Works great, thanks for your help!

MensaWater · 06-12-2006, 09:30 AM

Quote:

Originally Posted by spirit receiver

A small remark on jlightner's solution: It seems to me that a NEXTWORD appearing twice will also make each corresponding line appear twice in the result, as the file will be grepped twice for NEXTWORD. You can avoid this by piping the output of "sort" through "uniq".

It won't appear twice unless it is in the file twice. I think you're confusing this with the standard "ps -ef |grep WORD" solution where you have to remember to grep out the word grep itself. As an FYI I had tested it against his example before posting it.

Restated: my solution can beat up your solution

spirit receiver · 06-12-2006, 09:48 AM

I was talking about the following effect

This is the content of the file to be sorted:

Code:

saegh iubiae iabezu PATTERN cbizge atvet faw
efenmi PATTERN beub htp rubwi riwbr
iauebiubg ubneiu PATTERN aoihgr zvezg
efenmi PATTERN beub faw zvezg

Note that there are two lines with the key "beub". But if your script is applied, it will return four lines with that key:

Code:

iauebiubg ubneiu PATTERN aoihgr zvezg
efenmi PATTERN beub htp rubwi riwbr
efenmi PATTERN beub faw zvezg
efenmi PATTERN beub htp rubwi riwbr
efenmi PATTERN beub faw zvezg
saegh iubiae iabezu PATTERN cbizge atvet faw

Only if I add "uniq" as stated above, the output will look as follows, which is probably what was intended:

Code:

iauebiubg ubneiu PATTERN aoihgr zvezg
efenmi PATTERN beub htp rubwi riwbr
efenmi PATTERN beub faw zvezg
saegh iubiae iabezu PATTERN cbizge atvet faw

To sum up: I win.

MensaWater · 06-12-2006, 09:57 AM

Quote:

To sum up: I win.

Only in a Judo sort of way - you used my awk against me instead of your sed

Actually you made a good point.
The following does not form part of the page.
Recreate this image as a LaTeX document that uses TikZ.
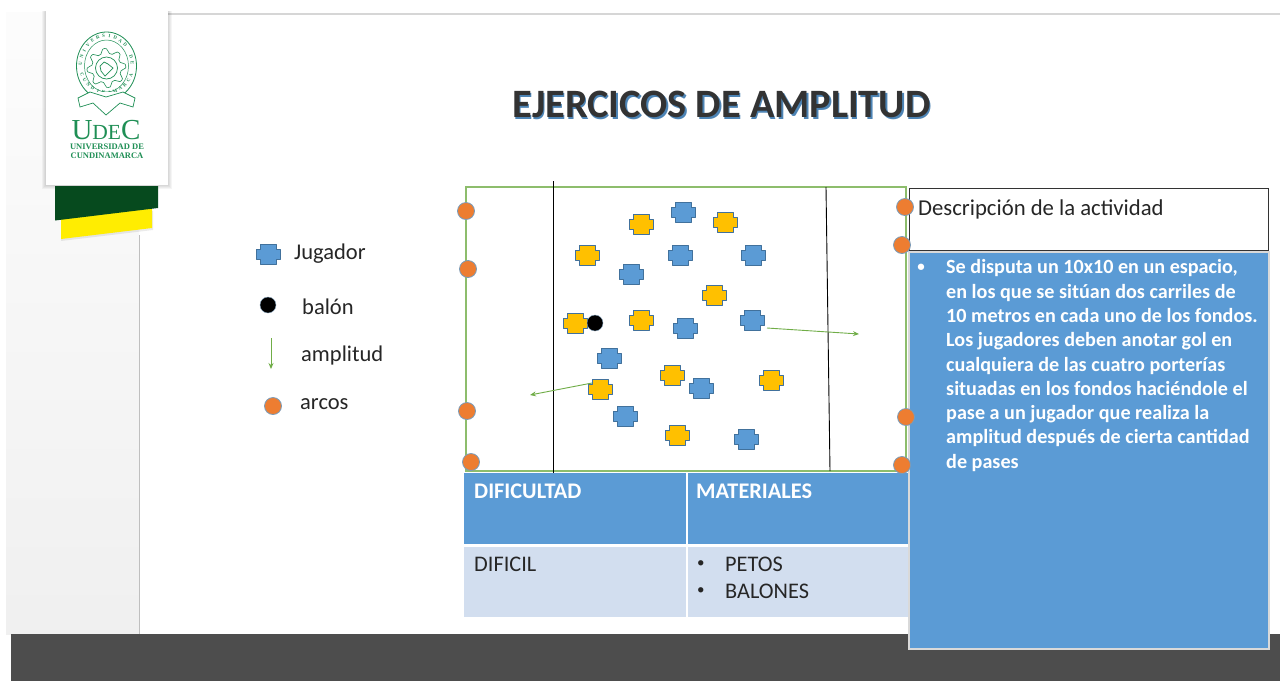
\documentclass[tikz,border=0pt]{standalone}
\usepackage{fontspec}
\setmainfont{Carlito}
\newfontfamily\logofont{Liberation Serif}
\usetikzlibrary{arrows.meta}
\definecolor{pblue}{HTML}{5B9BD5}
\definecolor{pedge}{HTML}{41719C}
\definecolor{pyellow}{HTML}{FFC000}
\definecolor{porange}{HTML}{ED7D31}
\definecolor{pgreen}{HTML}{70AD47}
\definecolor{rowblue}{HTML}{D2DEEF}
\definecolor{logogreen}{HTML}{1F8F55}
\definecolor{darkband}{HTML}{4D4D4D}
\definecolor{ribbongreen}{HTML}{064A1E}
\newcommand{\fs}[1]{\fontsize{#1}{#1}\selectfont}
\tikzset{
  x=1pt,y=-1pt,
  goalmark/.style={circle,fill=porange,draw=pedge!70,line width=.8pt,minimum size=17pt,inner sep=0pt},
  ballmark/.style={circle,fill=black,draw=pedge!60,line width=.4pt,minimum size=16pt,inner sep=0pt},
  ampline/.style={draw=pgreen,line width=.9pt,-{Stealth[length=6pt,width=5pt]}},
  fieldline/.style={draw=black,line width=.9pt},
  plain/.style={anchor=west,inner sep=0pt,text=black!85},
  headtext/.style={anchor=west,inner sep=0pt,text=white,font=\fs{22.3}\bfseries},
  logotext/.style={inner sep=0pt,text=logogreen},
  sealletter/.style={inner sep=0pt,text=logogreen,font=\logofont\fs{4.8}\bfseries},
}
% cross-shaped player mark, centred on a named coordinate
\newcommand{\player}[4]{%
  \coordinate (#1) at (#2,#3);
  \draw[fill=#4,draw=pedge,line width=1pt,line join=round,shift={(#1)}]
    (-12,-5)--(-8,-5)--(-8,-10)--(8,-10)--(8,-5)--(12,-5)--(12,5)--(8,5)--(8,10)--(-8,10)--(-8,5)--(-12,5)--cycle;}
\begin{document}
\begin{tikzpicture}
\useasboundingbox (0,0) rectangle (1280,681);
\fill[white] (0,0) rectangle (1280,681);
% slide background
\shade[top color=white!99!black,bottom color=white!94!black] (6,12) rectangle (139,634);
\draw[black!25,line width=.8pt] (139,235) -- (139,634);
\draw[black!16,line width=1.2pt] (168,14) -- (1280,14);
\fill[darkband] (11,634) rectangle (1280,681);
% logo card
\foreach \d in {4,3,2,1}{\fill[black,opacity=.04] (46-\d,11) rectangle (168+\d,185+\d);}
\fill[white] (46,11) rectangle (168,185);
\fill[black,opacity=.08] (61,222) -- (153,211) -- (153,230) -- (61,241) -- cycle;
\fill[yellow!95!orange] (61,219) -- (152,208) -- (152,228) -- (61,239) -- cycle;
\fill[ribbongreen] (55,186) -- (158,186) -- (158,208) -- (55,220.5) -- cycle;
% seal
\begin{scope}[logogreen]
  \draw[line width=.8pt] (106.5,66) ellipse [x radius=30,y radius=34];
  \draw[line width=.5pt] (106.5,66) ellipse [x radius=22,y radius=26];
  \draw[line width=.7pt] (106.5,68) circle [radius=11];
  \draw[line width=.7pt] (100,66) -- (104,62) -- (108,64) -- (113,68) -- (108,73) -- (105,76) -- (101,71) -- cycle;
  \draw[line width=.6pt] plot[samples=33,domain=0:360,smooth] ({106.5+(17+2.2*(-1)^round(\x/22.5))*cos(\x)},{68+(17+2.2*(-1)^round(\x/22.5))*sin(\x)}) -- cycle;
  \foreach \c [count=\i from 0] in {U,N,I,V,E,R,S,I,D,A,D,{},D,E}{
    \pgfmathsetmacro{\a}{-85+\i*170/13}
    \node[sealletter,rotate=-\a] (st\i) at ({106.5+26*sin(\a)},{66-30*cos(\a)}) {\c};
  }
  \foreach \c [count=\i from 0] in {C,U,N,D,I,N,A,M,A,R,C,A}{
    \pgfmathsetmacro{\a}{-70+\i*140/11}
    \node[sealletter,rotate=\a] (sb\i) at ({106.5+26*sin(\a)},{66+26.5*cos(\a)}) {\c};
  }
  \fill[white] (78,98) -- (90,92) -- (123,92) -- (135,98) -- (133,107) -- (122,102) -- (91,102) -- (80,107) -- cycle;
  \draw[line width=.7pt] (78,98) -- (90,92) -- (106,97) -- (123,92) -- (135,98) -- (133,107) -- (120,103) -- (106,115) -- (93,103) -- (80,107) -- cycle;
\end{scope}
\node[logotext,font=\logofont] (udec) at (106,130) {\fs{29}U\fs{21.5}DE\fs{29}C};
\node[logotext,font=\logofont\bfseries] (udec1) at (107,147) {\fs{8.5}UNIVERSIDAD DE};
\node[logotext,font=\logofont\bfseries] (udec2) at (107,155.5) {\fs{8.5}CUNDINAMARCA};
% title
\node[inner sep=0pt,text=pblue!85!black,font=\fs{40.3}\bfseries] (titleshadow) at (723,106) {EJERCICOS DE AMPLITUD};
\node[inner sep=0pt,text=black!80,font=\fs{40.3}\bfseries] (title) at (721.5,104) {EJERCICOS DE AMPLITUD};
% field
\draw[draw=pgreen!80!white,line width=1.2pt] (466,187) rectangle (906,471);
\draw[fieldline] (553,181) -- (553,474);
\draw[fieldline] (826,187) -- (830,471);
% table
\fill[pblue] (464,473) rectangle (686,544);
\fill[pblue] (688,473) rectangle (908,544);
\fill[rowblue] (464,547) rectangle (686,617);
\fill[rowblue] (688,547) rectangle (908,617);
\node[headtext] (dif) at (474,491) {DIFICULTAD};
\node[headtext] (mat) at (696,491) {MATERIALES};
\node[plain,font=\fs{22.3}] (dific) at (474,564) {DIFICIL};
\node[plain,font=\fs{15}] (b1) at (697,564) {•};
\node[plain,font=\fs{22.3}] (petos) at (725,564) {PETOS};
\node[plain,font=\fs{15}] (b2) at (697,591) {•};
\node[plain,font=\fs{22.3}] (balones) at (725,591) {BALONES};
% description boxes
\draw[draw=black!80,fill=white,line width=1pt] (909,188) rectangle (1268,250);
\node[plain,font=\fs{22.7}] (desc) at (918,209) {Descripción de la actividad};
\draw[draw=white!85!black,fill=pblue,line width=1.4pt] (909,252) rectangle (1269,649);
\node[inner sep=0pt,text=white,font=\fs{15}\bfseries] (bullet) at (921,268) {•};
\node[anchor=north west,inner sep=0pt,text=white,align=left,
  font=\fontsize{20.15}{24.3}\selectfont\bfseries] (body) at (946,259.5)
  {Se disputa un 10x10 en un espacio,\\
   en los que se sitúan dos carriles de\\
   10 metros en cada uno de los fondos.\\
   Los jugadores deben anotar gol en\\
   cualquiera de las cuatro porterías\\
   situadas en los fondos haciéndole el\\
   pase a un jugador que realiza la\\
   amplitud después de cierta cantidad\\
   de pases};
% players
\player{b1p}{683}{212}{pblue}
\player{b2p}{680}{255}{pblue}
\player{b3p}{753}{255}{pblue}
\player{b4p}{631}{274}{pblue}
\player{b5p}{685}{328}{pblue}
\player{b6p}{752}{320}{pblue}
\player{b7p}{609}{358}{pblue}
\player{b8p}{701}{388}{pblue}
\player{b9p}{625}{416}{pblue}
\player{b10p}{746}{439}{pblue}
\player{y1p}{641}{224}{pyellow}
\player{y2p}{725}{222}{pyellow}
\player{y3p}{587}{255}{pyellow}
\player{y4p}{714}{295}{pyellow}
\player{y5p}{575}{323}{pyellow}
\player{y6p}{641}{320}{pyellow}
\player{y7p}{672}{375}{pyellow}
\player{y8p}{600}{389}{pyellow}
\player{y9p}{771}{380}{pyellow}
\player{y10p}{677}{435}{pyellow}
\node[ballmark] (ball) at (595,323) {};
% amplitude arrows
\coordinate (a1s) at (767,328); \coordinate (a1e) at (859,334);
\coordinate (a2s) at (592,383); \coordinate (a2e) at (530,395);
\draw[ampline] (a1s) -- (a1e);
\draw[ampline] (a2s) -- (a2e);
% goals
\node[goalmark] (g1) at (466,211) {};
\node[goalmark] (g2) at (468,269) {};
\node[goalmark] (g3) at (467,411) {};
\node[goalmark] (g4) at (471,462) {};
\node[goalmark] (g5) at (905,207) {};
\node[goalmark] (g6) at (902,245) {};
\node[goalmark] (g7) at (906,417) {};
\node[goalmark] (g8) at (902,465) {};
% legend
\player{lp}{268}{254}{pblue}
\node[plain,font=\fs{22.5}] (l1) at (294,253.5) {Jugador};
\node[ballmark] (lb) at (268,305) {};
\node[plain,font=\fs{22.5}] (l2) at (302,307) {balón};
\coordinate (la1) at (271,338); \coordinate (la2) at (271,369);
\draw[ampline] (la1) -- (la2);
\node[plain,font=\fs{22.5}] (l3) at (301,355) {amplitud};
\node[goalmark] (lg) at (273,406) {};
\node[plain,font=\fs{22.5}] (l4) at (300,404) {arcos};
\end{tikzpicture}
\end{document}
I was confused by you saying "NEXTWORD twice" because I was thinking you meant I used the variable twice - you meant the word the variable represented could have appeared twice.

spirit receiver · 06-12-2006, 11:26 AM

Quote:

Originally Posted by jlightner

Only in a Judo sort of way

I even considered using Voodoo at first, so you should be happy with that.